_DATA EXCERPT:_

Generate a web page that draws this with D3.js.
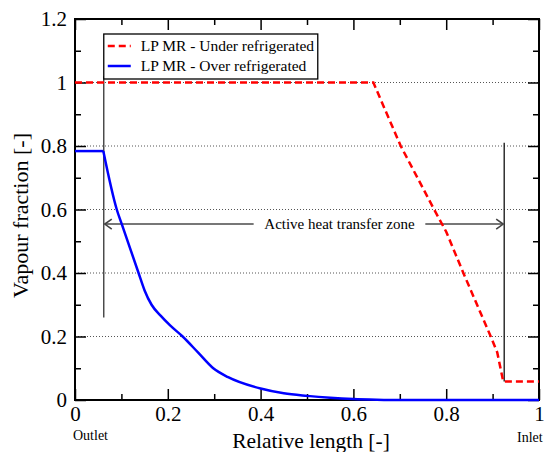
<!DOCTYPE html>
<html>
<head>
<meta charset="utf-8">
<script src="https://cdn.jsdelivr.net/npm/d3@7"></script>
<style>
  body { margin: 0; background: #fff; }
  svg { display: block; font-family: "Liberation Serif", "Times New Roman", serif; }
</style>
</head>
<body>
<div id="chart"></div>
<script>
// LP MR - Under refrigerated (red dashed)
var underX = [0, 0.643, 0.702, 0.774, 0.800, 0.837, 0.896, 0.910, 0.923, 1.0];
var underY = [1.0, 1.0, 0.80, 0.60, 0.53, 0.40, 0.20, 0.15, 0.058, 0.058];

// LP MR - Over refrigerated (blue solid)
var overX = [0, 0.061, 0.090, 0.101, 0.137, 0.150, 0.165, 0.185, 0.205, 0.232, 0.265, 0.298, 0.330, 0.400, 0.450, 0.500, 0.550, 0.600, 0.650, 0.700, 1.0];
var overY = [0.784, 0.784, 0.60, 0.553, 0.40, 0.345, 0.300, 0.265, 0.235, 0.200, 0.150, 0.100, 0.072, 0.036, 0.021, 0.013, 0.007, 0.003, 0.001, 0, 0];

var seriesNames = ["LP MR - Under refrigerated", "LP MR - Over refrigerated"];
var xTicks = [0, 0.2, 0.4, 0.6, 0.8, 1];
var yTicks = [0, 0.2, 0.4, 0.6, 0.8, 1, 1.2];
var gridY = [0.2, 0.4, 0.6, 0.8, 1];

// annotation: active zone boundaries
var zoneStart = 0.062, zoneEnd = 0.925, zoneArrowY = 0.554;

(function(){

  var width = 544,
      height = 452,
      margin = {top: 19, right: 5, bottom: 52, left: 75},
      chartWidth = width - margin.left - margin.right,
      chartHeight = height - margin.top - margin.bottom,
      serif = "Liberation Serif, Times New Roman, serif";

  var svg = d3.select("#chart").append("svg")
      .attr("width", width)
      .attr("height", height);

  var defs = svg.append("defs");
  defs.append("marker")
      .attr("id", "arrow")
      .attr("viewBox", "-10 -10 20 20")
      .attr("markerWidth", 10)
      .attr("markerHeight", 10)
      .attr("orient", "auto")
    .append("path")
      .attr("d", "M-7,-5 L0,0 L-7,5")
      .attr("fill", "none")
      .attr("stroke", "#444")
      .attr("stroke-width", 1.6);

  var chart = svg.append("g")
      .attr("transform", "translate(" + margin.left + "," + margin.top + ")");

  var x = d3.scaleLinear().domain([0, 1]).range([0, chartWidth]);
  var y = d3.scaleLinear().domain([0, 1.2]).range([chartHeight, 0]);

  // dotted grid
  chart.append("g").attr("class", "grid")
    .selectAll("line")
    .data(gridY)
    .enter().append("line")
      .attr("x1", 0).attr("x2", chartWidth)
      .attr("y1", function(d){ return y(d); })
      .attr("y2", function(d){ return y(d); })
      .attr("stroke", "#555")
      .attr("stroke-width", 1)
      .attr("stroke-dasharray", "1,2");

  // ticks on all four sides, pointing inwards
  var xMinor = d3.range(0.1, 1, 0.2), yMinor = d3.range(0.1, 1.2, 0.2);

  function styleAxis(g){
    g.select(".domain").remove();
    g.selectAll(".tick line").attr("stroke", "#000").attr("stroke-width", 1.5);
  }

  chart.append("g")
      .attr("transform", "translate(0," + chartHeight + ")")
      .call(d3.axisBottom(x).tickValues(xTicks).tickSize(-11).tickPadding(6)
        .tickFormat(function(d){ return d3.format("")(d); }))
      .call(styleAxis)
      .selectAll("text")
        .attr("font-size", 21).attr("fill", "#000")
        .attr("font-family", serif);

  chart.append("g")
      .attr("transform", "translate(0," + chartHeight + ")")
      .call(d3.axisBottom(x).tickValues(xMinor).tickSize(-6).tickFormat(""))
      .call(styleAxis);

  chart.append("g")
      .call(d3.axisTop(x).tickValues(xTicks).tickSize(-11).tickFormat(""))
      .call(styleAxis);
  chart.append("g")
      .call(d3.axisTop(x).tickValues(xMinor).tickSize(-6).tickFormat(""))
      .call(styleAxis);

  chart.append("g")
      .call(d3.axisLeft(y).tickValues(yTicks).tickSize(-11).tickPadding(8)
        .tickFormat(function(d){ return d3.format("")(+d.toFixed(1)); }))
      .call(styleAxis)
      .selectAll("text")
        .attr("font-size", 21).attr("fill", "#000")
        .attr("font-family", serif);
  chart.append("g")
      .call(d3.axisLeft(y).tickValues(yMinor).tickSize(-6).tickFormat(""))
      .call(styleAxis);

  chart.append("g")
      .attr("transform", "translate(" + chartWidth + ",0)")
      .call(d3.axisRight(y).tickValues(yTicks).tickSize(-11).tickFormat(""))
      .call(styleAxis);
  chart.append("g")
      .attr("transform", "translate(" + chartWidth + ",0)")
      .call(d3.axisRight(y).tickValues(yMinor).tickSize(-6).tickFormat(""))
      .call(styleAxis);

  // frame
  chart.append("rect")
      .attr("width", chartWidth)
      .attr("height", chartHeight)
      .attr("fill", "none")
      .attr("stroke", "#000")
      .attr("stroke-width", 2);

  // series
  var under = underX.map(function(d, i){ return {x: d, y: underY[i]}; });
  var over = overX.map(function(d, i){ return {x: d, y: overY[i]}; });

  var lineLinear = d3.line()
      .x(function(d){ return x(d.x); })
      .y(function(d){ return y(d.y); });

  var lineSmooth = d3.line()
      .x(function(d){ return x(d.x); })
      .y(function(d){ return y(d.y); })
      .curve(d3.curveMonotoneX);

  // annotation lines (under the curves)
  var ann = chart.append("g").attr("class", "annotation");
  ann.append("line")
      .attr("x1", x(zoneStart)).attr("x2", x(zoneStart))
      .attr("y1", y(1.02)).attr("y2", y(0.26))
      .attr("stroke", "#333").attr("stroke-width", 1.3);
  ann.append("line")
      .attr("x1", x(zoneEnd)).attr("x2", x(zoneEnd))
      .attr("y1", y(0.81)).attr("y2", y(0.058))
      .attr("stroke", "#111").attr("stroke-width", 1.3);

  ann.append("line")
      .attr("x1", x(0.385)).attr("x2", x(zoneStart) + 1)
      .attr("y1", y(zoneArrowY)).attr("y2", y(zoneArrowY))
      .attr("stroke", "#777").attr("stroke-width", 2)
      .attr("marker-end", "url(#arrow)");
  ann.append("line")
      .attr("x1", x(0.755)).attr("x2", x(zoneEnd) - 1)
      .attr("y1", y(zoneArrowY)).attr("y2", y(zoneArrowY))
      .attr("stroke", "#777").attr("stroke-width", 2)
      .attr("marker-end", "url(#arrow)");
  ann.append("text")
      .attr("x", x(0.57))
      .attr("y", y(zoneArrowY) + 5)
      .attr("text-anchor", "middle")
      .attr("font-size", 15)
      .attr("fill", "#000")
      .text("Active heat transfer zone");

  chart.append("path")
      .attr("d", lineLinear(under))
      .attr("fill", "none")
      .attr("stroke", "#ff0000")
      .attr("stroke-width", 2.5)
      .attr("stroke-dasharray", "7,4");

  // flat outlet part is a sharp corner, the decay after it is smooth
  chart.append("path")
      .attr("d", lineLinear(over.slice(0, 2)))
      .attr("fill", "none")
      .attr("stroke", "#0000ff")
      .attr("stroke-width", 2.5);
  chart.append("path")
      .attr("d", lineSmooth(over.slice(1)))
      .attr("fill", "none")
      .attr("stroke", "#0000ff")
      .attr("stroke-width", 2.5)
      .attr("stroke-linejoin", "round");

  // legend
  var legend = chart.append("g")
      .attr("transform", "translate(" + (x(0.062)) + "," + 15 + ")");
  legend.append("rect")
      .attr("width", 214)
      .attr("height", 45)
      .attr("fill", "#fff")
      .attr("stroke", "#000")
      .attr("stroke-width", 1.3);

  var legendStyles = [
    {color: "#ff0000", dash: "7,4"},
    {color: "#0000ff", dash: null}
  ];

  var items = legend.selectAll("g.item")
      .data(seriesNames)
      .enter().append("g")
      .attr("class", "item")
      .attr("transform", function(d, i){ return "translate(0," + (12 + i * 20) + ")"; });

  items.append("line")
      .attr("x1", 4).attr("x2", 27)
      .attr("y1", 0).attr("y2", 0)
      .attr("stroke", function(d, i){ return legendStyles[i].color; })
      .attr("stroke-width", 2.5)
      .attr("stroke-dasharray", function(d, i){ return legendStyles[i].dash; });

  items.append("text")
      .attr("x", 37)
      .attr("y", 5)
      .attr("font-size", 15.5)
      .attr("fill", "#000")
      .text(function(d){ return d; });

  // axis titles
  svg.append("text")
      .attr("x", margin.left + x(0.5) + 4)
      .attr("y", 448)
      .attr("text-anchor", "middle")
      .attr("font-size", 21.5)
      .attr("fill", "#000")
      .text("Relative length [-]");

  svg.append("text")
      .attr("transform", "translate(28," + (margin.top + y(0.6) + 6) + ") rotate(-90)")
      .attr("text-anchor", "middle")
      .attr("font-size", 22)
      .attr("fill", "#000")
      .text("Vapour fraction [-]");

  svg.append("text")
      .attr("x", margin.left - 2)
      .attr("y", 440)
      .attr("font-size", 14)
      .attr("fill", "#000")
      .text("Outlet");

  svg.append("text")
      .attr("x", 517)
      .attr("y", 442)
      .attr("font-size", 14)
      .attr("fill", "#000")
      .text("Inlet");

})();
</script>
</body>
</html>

_WHAT IS EXPECTED:_ Repeat the lines exactly as they stand, from the opening line of the data through the line with "0.15, 0.058, 0.058];". Pictures stay out of the copy.

_ANSWER TO THE TASK:_
Generate a web page that draws this with D3.js.
<!DOCTYPE html>
<html>
<head>
<meta charset="utf-8">
<script src="https://cdn.jsdelivr.net/npm/d3@7"></script>
<style>
  body { margin: 0; background: #fff; }
  svg { display: block; font-family: "Liberation Serif", "Times New Roman", serif; }
</style>
</head>
<body>
<div id="chart"></div>
<script>
// LP MR - Under refrigerated (red dashed)
var underX = [0, 0.643, 0.702, 0.774, 0.800, 0.837, 0.896, 0.910, 0.923, 1.0];
var underY = [1.0, 1.0, 0.80, 0.60, 0.53, 0.40, 0.20, 0.15, 0.058, 0.058];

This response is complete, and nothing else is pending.